▶ _Source material_
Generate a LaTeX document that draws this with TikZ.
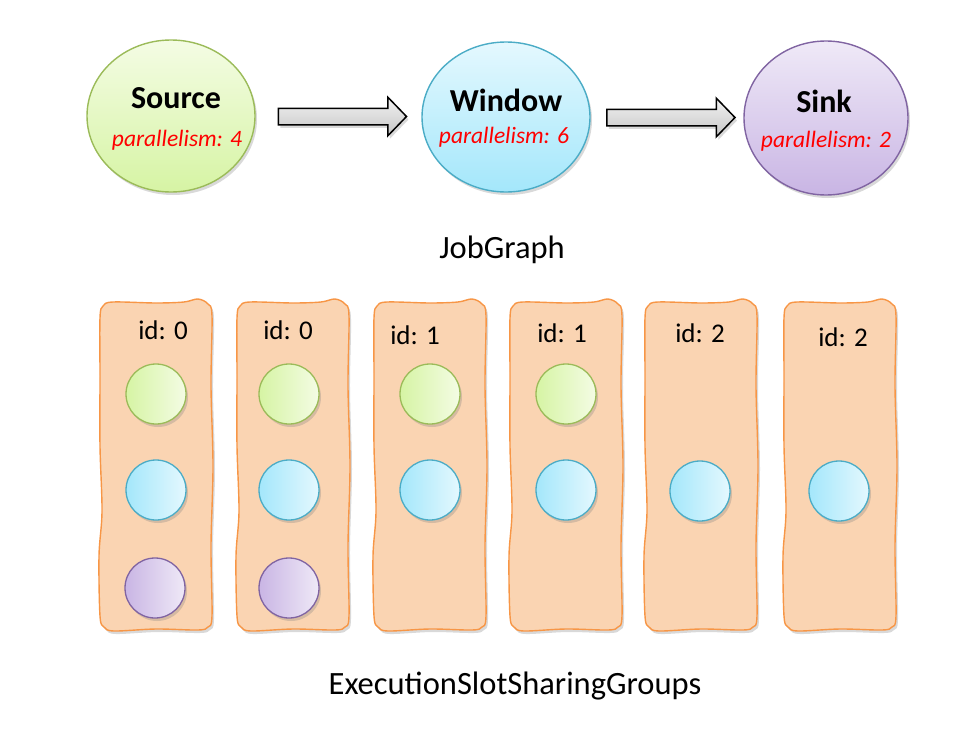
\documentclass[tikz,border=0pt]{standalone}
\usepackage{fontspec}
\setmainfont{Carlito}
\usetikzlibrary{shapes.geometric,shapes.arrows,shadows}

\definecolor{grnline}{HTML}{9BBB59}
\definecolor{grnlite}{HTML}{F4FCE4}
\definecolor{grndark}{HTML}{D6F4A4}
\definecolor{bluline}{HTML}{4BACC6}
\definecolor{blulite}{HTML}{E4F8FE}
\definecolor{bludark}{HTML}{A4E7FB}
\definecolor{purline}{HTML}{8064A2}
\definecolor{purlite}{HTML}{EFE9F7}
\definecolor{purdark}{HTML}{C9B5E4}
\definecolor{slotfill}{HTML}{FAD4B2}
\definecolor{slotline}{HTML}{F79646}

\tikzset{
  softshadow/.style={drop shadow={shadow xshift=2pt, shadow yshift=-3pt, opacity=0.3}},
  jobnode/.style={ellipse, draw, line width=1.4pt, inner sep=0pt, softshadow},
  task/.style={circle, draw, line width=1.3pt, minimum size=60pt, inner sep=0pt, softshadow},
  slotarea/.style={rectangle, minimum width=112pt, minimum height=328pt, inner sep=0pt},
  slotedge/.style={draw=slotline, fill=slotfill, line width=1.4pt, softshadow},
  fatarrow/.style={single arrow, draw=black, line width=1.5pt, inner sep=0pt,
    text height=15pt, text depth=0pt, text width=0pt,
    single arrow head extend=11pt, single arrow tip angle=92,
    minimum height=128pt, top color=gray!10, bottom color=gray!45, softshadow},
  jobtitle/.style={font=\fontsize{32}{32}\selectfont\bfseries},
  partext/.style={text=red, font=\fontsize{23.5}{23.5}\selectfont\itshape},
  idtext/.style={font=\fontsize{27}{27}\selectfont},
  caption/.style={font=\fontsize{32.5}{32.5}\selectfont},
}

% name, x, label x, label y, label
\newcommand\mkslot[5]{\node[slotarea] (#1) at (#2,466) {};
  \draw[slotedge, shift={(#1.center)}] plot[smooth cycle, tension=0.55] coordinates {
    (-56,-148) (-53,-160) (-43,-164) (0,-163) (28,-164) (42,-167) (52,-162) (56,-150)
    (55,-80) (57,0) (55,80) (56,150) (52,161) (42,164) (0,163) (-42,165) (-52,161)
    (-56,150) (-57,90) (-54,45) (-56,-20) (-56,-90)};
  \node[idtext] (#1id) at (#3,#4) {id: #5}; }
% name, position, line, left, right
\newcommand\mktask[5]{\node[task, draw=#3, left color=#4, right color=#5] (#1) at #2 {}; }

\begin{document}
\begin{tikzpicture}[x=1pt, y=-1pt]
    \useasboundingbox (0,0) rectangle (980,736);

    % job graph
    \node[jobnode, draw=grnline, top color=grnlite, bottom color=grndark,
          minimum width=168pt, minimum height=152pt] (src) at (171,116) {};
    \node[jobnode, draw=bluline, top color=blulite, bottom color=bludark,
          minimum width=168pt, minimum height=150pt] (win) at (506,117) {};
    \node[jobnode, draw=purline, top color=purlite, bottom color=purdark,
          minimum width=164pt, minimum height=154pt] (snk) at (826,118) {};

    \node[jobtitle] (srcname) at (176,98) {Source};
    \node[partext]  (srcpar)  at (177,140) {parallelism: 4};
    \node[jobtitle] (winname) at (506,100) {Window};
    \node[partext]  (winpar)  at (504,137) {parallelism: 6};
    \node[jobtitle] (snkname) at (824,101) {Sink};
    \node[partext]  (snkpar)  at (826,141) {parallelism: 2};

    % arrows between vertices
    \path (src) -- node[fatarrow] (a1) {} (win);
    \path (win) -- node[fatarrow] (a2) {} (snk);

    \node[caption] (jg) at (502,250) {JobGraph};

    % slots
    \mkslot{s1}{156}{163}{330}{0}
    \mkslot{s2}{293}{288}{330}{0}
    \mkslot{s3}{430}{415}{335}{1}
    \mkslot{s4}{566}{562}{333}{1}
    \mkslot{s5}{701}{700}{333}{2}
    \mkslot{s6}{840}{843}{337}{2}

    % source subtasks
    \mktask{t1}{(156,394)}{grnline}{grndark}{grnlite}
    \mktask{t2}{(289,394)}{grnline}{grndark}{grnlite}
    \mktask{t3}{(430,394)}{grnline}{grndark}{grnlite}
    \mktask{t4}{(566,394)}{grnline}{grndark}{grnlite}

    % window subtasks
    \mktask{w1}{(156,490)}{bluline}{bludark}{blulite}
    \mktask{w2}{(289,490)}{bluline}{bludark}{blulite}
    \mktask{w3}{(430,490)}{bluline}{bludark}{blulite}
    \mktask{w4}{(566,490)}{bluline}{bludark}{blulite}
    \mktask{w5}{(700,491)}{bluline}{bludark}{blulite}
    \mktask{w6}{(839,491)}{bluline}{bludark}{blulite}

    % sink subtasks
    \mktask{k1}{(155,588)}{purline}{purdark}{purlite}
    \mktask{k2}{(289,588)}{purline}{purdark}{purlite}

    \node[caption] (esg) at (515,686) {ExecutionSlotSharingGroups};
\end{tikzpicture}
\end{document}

▶ _Request_
All of the lines above should be retyped precisely, apart from the pictures.

▶ _Task solution_
Generate a LaTeX document that draws this with TikZ.
\documentclass[tikz,border=0pt]{standalone}
\usepackage{fontspec}
\setmainfont{Carlito}
\usetikzlibrary{shapes.geometric,shapes.arrows,shadows}

\definecolor{grnline}{HTML}{9BBB59}
\definecolor{grnlite}{HTML}{F4FCE4}
\definecolor{grndark}{HTML}{D6F4A4}
\definecolor{bluline}{HTML}{4BACC6}
\definecolor{blulite}{HTML}{E4F8FE}
\definecolor{bludark}{HTML}{A4E7FB}
\definecolor{purline}{HTML}{8064A2}
\definecolor{purlite}{HTML}{EFE9F7}
\definecolor{purdark}{HTML}{C9B5E4}
\definecolor{slotfill}{HTML}{FAD4B2}
\definecolor{slotline}{HTML}{F79646}

\tikzset{
  softshadow/.style={drop shadow={shadow xshift=2pt, shadow yshift=-3pt, opacity=0.3}},
  jobnode/.style={ellipse, draw, line width=1.4pt, inner sep=0pt, softshadow},
  task/.style={circle, draw, line width=1.3pt, minimum size=60pt, inner sep=0pt, softshadow},
  slotarea/.style={rectangle, minimum width=112pt, minimum height=328pt, inner sep=0pt},
  slotedge/.style={draw=slotline, fill=slotfill, line width=1.4pt, softshadow},
  fatarrow/.style={single arrow, draw=black, line width=1.5pt, inner sep=0pt,
    text height=15pt, text depth=0pt, text width=0pt,
    single arrow head extend=11pt, single arrow tip angle=92,
    minimum height=128pt, top color=gray!10, bottom color=gray!45, softshadow},
  jobtitle/.style={font=\fontsize{32}{32}\selectfont\bfseries},
  partext/.style={text=red, font=\fontsize{23.5}{23.5}\selectfont\itshape},
  idtext/.style={font=\fontsize{27}{27}\selectfont},
  caption/.style={font=\fontsize{32.5}{32.5}\selectfont},
}

% name, x, label x, label y, label
\newcommand\mkslot[5]{\node[slotarea] (#1) at (#2,466) {};
  \draw[slotedge, shift={(#1.center)}] plot[smooth cycle, tension=0.55] coordinates {
    (-56,-148) (-53,-160) (-43,-164) (0,-163) (28,-164) (42,-167) (52,-162) (56,-150)
    (55,-80) (57,0) (55,80) (56,150) (52,161) (42,164) (0,163) (-42,165) (-52,161)
    (-56,150) (-57,90) (-54,45) (-56,-20) (-56,-90)};
  \node[idtext] (#1id) at (#3,#4) {id: #5}; }
% name, position, line, left, right
\newcommand\mktask[5]{\node[task, draw=#3, left color=#4, right color=#5] (#1) at #2 {}; }

\begin{document}
\begin{tikzpicture}[x=1pt, y=-1pt]
    \useasboundingbox (0,0) rectangle (980,736);

    % job graph
    \node[jobnode, draw=grnline, top color=grnlite, bottom color=grndark,
          minimum width=168pt, minimum height=152pt] (src) at (171,116) {};
    \node[jobnode, draw=bluline, top color=blulite, bottom color=bludark,
          minimum width=168pt, minimum height=150pt] (win) at (506,117) {};
    \node[jobnode, draw=purline, top color=purlite, bottom color=purdark,
          minimum width=164pt, minimum height=154pt] (snk) at (826,118) {};

    \node[jobtitle] (srcname) at (176,98) {Source};
    \node[partext]  (srcpar)  at (177,140) {parallelism: 4};
    \node[jobtitle] (winname) at (506,100) {Window};
    \node[partext]  (winpar)  at (504,137) {parallelism: 6};
    \node[jobtitle] (snkname) at (824,101) {Sink};
    \node[partext]  (snkpar)  at (826,141) {parallelism: 2};

    % arrows between vertices
    \path (src) -- node[fatarrow] (a1) {} (win);
    \path (win) -- node[fatarrow] (a2) {} (snk);

    \node[caption] (jg) at (502,250) {JobGraph};

    % slots
    \mkslot{s1}{156}{163}{330}{0}
    \mkslot{s2}{293}{288}{330}{0}
    \mkslot{s3}{430}{415}{335}{1}
    \mkslot{s4}{566}{562}{333}{1}
    \mkslot{s5}{701}{700}{333}{2}
    \mkslot{s6}{840}{843}{337}{2}

    % source subtasks
    \mktask{t1}{(156,394)}{grnline}{grndark}{grnlite}
    \mktask{t2}{(289,394)}{grnline}{grndark}{grnlite}
    \mktask{t3}{(430,394)}{grnline}{grndark}{grnlite}
    \mktask{t4}{(566,394)}{grnline}{grndark}{grnlite}

    % window subtasks
    \mktask{w1}{(156,490)}{bluline}{bludark}{blulite}
    \mktask{w2}{(289,490)}{bluline}{bludark}{blulite}
    \mktask{w3}{(430,490)}{bluline}{bludark}{blulite}
    \mktask{w4}{(566,490)}{bluline}{bludark}{blulite}
    \mktask{w5}{(700,491)}{bluline}{bludark}{blulite}
    \mktask{w6}{(839,491)}{bluline}{bludark}{blulite}

    % sink subtasks
    \mktask{k1}{(155,588)}{purline}{purdark}{purlite}
    \mktask{k2}{(289,588)}{purline}{purdark}{purlite}

    \node[caption] (esg) at (515,686) {ExecutionSlotSharingGroups};
\end{tikzpicture}
\end{document}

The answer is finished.